Bond Order

Bond order is the number of chemical bonds between a pair of atoms; in diatomic nitrogen (N≡N) for example, the bond order is 3, while in acetylene (H−C≡C−H), the bond order between the two carbon atoms is 3 and the C−H bond order is 1. Bond order indicates the stability of a bond. In a more advanced context, bond order does not need to be an integer.

Bond Order in Molecular Orbital Theory

In molecular orbital theory, bond order is also defined as the difference, divided by two, between the number of bonding and antibonding electrons; this often, but not always, yields the same result.
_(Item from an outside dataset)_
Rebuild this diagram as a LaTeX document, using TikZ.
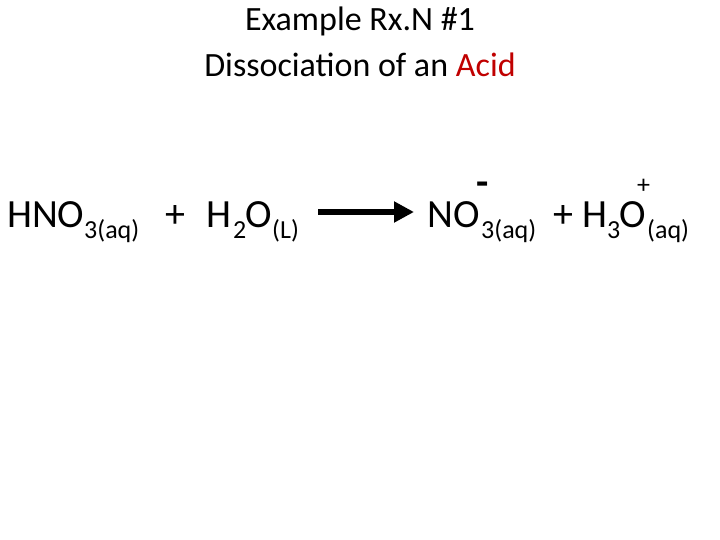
\documentclass[tikz,border=0pt]{standalone}
\usepackage{fontspec}
\setmainfont{Carlito}
\usetikzlibrary{arrows.meta,positioning}
\definecolor{acidred}{RGB}{192,0,0}
\tikzset{
    eqn/.style={anchor=base west,inner sep=0pt,font=\fontsize{40}{44}\selectfont},
    sub/.style={anchor=base west,inner sep=0pt,font=\fontsize{26}{30}\selectfont},
    ttl/.style={inner sep=0pt,font=\fontsize{34}{38}\selectfont}
}
\begin{document}
\begin{tikzpicture}[x=1pt,y=-1pt]
    \useasboundingbox (0,0) rectangle (720,540);
    \node[ttl] (t1) at (360,21) {Example Rx.N \#1};
    \node[ttl] (t2) at (360,65) {Dissociation of an \textcolor{acidred}{Acid}};
    % reactants
    \node[eqn] (hno) at (7,228) {HNO};
    \node[sub] (hnos) at (84,238) {3(aq)};
    \node[eqn] (plusa) at (165,228) {+};
    \node[eqn] (h2o) at (206,228) {H};
    \node[sub] (h2os) at (233,238) {2};
    \node[eqn] (h2oo) at (245,228) {O};
    \node[sub] (h2ol) at (272,238) {(L)};
    % arrow
    \coordinate (arra) at (318,212);
    \coordinate (arrb) at (414,212);
    \draw[line width=6pt,-{Triangle[length=20pt,width=20pt]}] (arra) -- (arrb);
    % products
    \node[eqn] (no) at (427,228) {NO};
    \node[sub] (nos) at (481,238) {3(aq)};
    \node[eqn,font=\fontsize{40}{44}\selectfont\bfseries] (minus) at (476,196) {-};
    \node[eqn] (plusb) at (553,228) {+};
    \node[eqn] (h3o) at (582,228) {H};
    \node[sub] (h3os) at (607,238) {3};
    \node[eqn] (h3oo) at (619,228) {O};
    \node[sub] (h3op) at (637,194) {+};
    \node[sub] (h3oa) at (647,238) {(aq)};
\end{tikzpicture}
\end{document}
Bond order is also an index of bond strength, and it is used extensively in valence bond theory.

Dihydrogen (H₂)

This MO diagram depicts the molecule H₂, with the contributing AOs on the outside sandwiching the MO. The bonding level (lower level) is completely occupied. A bond order of one is obtained by employing the formula above, indicating a stable bond.

$\text{Bond Order} = \frac{2 (\text{bonding electrons})-0(\text{anti-bonding}\ e-)}{2} = 1$

Stable dihydrogen molecule

A bond order of one indicates a stable bond.

Dihydrogen (H₂) with an Electron in the Antibonding Orbital

In the second diagram, one of the bonding electrons in H₂ is "promoted" by adding energy and placing it in the antibonding level.

$Bond \ Order = \frac{1 (bonding\ electrons)-1(anti-bonding\ e-)}{2} = 0$

The above formula verifies breaking the H₂ bond, which in this case gives a bond order of zero. For a bond to be stable, the bond order must be a positive value.

Dihydrogen with an electron in the antibonding orbital

By adding energy to an electon and pushing it to the antibonding orbital, this H2 molecule's bond order is zero, effectively showing a broken bond.

Dihelium (He₂)

The third diagram hypothesizes the molecule dihelium (He₂). A bond order of zero is obtained by placing the available electrons in the bonding and antibonding levels, indicating that dihelium does not exist according to valence bond and bond order theory.

$Bond \ Order = \frac{2 (bonding\ electrons)-2(anti-bonding\ e-)}{2} = 0$

However, removing an electron from the antibonding level produces the molecule He₂⁺, which is stable in the gas phase with a bond order of 0.5.

$Bond \ Order = \frac{2 (bonding\ electrons)-1(anti-bonding\ e-)}{2} = 0.5$

The electron configuration of dihelium

If the molecule He2 were to exist, the 4s electrons would have to fully occupy both the bonding and antibonding levels, giving a bond order of zero. Dihelium does not exist.

Dilithium (Li₂)

The last diagram presents the molecule dilithium (Li₂). The 1s electrons do not take part in the bonding, but the 2s electrons fill the bonding orbital. The molecule Li₂ is a stable molecule in the gas phase, with a bond order of one.

$Bond \ Order = \frac{2 (bonding\ electrons)-0(anti-bonding\ e-)}{2} = 1$

The dilithium molecule

Without the 1s electrons participating in bonding, the p electrons completely fill the bonding orbital; this leaves the antibonding orbital empty and gives a bond order of one, indicating a stable molecule (in this case, in the gas phase).